TASK: Without the pictures, set down every line of the data exactly.

DATA SHOWN:
— start —
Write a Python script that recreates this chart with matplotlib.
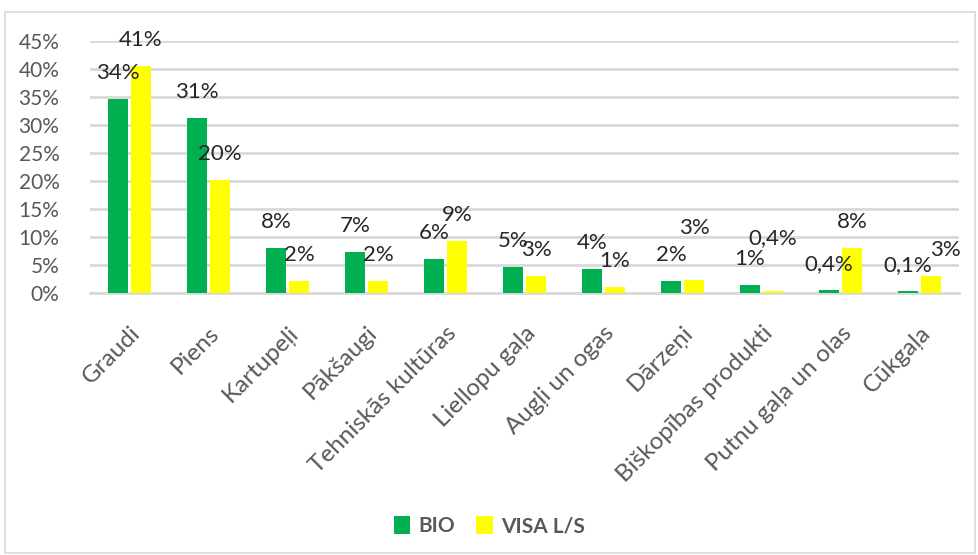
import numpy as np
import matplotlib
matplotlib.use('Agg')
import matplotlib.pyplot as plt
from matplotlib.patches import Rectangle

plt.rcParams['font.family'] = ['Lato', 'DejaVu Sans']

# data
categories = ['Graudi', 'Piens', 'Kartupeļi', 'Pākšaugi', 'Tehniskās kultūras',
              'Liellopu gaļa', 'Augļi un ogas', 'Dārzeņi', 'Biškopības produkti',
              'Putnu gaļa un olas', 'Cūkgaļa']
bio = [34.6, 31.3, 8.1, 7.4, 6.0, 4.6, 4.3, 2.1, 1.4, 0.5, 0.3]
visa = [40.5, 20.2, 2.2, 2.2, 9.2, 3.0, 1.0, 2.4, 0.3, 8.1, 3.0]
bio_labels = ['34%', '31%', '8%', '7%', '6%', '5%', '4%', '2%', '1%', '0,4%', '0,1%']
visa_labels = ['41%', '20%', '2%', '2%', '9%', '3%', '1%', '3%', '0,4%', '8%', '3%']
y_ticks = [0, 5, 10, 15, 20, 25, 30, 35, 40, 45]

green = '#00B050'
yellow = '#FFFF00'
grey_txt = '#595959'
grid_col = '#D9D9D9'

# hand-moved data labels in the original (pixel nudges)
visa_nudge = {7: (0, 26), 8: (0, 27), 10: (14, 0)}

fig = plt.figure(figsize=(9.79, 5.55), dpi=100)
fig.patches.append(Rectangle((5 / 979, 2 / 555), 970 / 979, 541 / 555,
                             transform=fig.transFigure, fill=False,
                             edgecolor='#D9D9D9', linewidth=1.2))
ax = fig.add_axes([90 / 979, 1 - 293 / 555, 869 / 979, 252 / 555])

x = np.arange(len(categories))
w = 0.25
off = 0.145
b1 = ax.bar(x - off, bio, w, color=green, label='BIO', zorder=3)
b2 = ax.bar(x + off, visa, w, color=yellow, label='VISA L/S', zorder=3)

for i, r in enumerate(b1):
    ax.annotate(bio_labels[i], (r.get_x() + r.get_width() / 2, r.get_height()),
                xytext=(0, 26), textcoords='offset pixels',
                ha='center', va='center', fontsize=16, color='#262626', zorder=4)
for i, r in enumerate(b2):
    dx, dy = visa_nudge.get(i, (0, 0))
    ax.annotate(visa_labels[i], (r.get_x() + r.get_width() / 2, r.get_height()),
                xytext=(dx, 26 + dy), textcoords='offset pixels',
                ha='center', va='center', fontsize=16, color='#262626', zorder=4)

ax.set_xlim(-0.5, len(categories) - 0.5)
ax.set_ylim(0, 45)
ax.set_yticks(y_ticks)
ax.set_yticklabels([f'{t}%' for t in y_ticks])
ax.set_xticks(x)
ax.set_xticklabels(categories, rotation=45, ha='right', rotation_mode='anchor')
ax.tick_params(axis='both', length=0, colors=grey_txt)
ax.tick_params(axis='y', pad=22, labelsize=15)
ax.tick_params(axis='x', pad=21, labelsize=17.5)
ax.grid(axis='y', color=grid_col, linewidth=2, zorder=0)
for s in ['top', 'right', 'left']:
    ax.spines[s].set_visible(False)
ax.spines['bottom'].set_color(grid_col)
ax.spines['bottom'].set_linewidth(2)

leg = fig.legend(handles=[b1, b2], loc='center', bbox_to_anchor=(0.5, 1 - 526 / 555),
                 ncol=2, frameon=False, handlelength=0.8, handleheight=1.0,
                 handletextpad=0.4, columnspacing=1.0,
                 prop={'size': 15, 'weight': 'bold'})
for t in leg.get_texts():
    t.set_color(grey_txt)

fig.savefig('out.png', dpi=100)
— end —
ANSWER TO THE TASK:
Write a Python script that recreates this chart with matplotlib.
import numpy as np
import matplotlib
matplotlib.use('Agg')
import matplotlib.pyplot as plt
from matplotlib.patches import Rectangle

plt.rcParams['font.family'] = ['Lato', 'DejaVu Sans']

# data
categories = ['Graudi', 'Piens', 'Kartupeļi', 'Pākšaugi', 'Tehniskās kultūras',
              'Liellopu gaļa', 'Augļi un ogas', 'Dārzeņi', 'Biškopības produkti',
              'Putnu gaļa un olas', 'Cūkgaļa']
bio = [34.6, 31.3, 8.1, 7.4, 6.0, 4.6, 4.3, 2.1, 1.4, 0.5, 0.3]
visa = [40.5, 20.2, 2.2, 2.2, 9.2, 3.0, 1.0, 2.4, 0.3, 8.1, 3.0]
bio_labels = ['34%', '31%', '8%', '7%', '6%', '5%', '4%', '2%', '1%', '0,4%', '0,1%']
visa_labels = ['41%', '20%', '2%', '2%', '9%', '3%', '1%', '3%', '0,4%', '8%', '3%']
y_ticks = [0, 5, 10, 15, 20, 25, 30, 35, 40, 45]

green = '#00B050'
yellow = '#FFFF00'
grey_txt = '#595959'
grid_col = '#D9D9D9'

# hand-moved data labels in the original (pixel nudges)
visa_nudge = {7: (0, 26), 8: (0, 27), 10: (14, 0)}

fig = plt.figure(figsize=(9.79, 5.55), dpi=100)
fig.patches.append(Rectangle((5 / 979, 2 / 555), 970 / 979, 541 / 555,
                             transform=fig.transFigure, fill=False,
                             edgecolor='#D9D9D9', linewidth=1.2))
ax = fig.add_axes([90 / 979, 1 - 293 / 555, 869 / 979, 252 / 555])

x = np.arange(len(categories))
w = 0.25
off = 0.145
b1 = ax.bar(x - off, bio, w, color=green, label='BIO', zorder=3)
b2 = ax.bar(x + off, visa, w, color=yellow, label='VISA L/S', zorder=3)

for i, r in enumerate(b1):
    ax.annotate(bio_labels[i], (r.get_x() + r.get_width() / 2, r.get_height()),
                xytext=(0, 26), textcoords='offset pixels',
                ha='center', va='center', fontsize=16, color='#262626', zorder=4)
for i, r in enumerate(b2):
    dx, dy = visa_nudge.get(i, (0, 0))
    ax.annotate(visa_labels[i], (r.get_x() + r.get_width() / 2, r.get_height()),
                xytext=(dx, 26 + dy), textcoords='offset pixels',
                ha='center', va='center', fontsize=16, color='#262626', zorder=4)

ax.set_xlim(-0.5, len(categories) - 0.5)
ax.set_ylim(0, 45)
ax.set_yticks(y_ticks)
ax.set_yticklabels([f'{t}%' for t in y_ticks])
ax.set_xticks(x)
ax.set_xticklabels(categories, rotation=45, ha='right', rotation_mode='anchor')
ax.tick_params(axis='both', length=0, colors=grey_txt)
ax.tick_params(axis='y', pad=22, labelsize=15)
ax.tick_params(axis='x', pad=21, labelsize=17.5)
ax.grid(axis='y', color=grid_col, linewidth=2, zorder=0)
for s in ['top', 'right', 'left']:
    ax.spines[s].set_visible(False)
ax.spines['bottom'].set_color(grid_col)
ax.spines['bottom'].set_linewidth(2)

leg = fig.legend(handles=[b1, b2], loc='center', bbox_to_anchor=(0.5, 1 - 526 / 555),
                 ncol=2, frameon=False, handlelength=0.8, handleheight=1.0,
                 handletextpad=0.4, columnspacing=1.0,
                 prop={'size': 15, 'weight': 'bold'})
for t in leg.get_texts():
    t.set_color(grey_txt)

fig.savefig('out.png', dpi=100)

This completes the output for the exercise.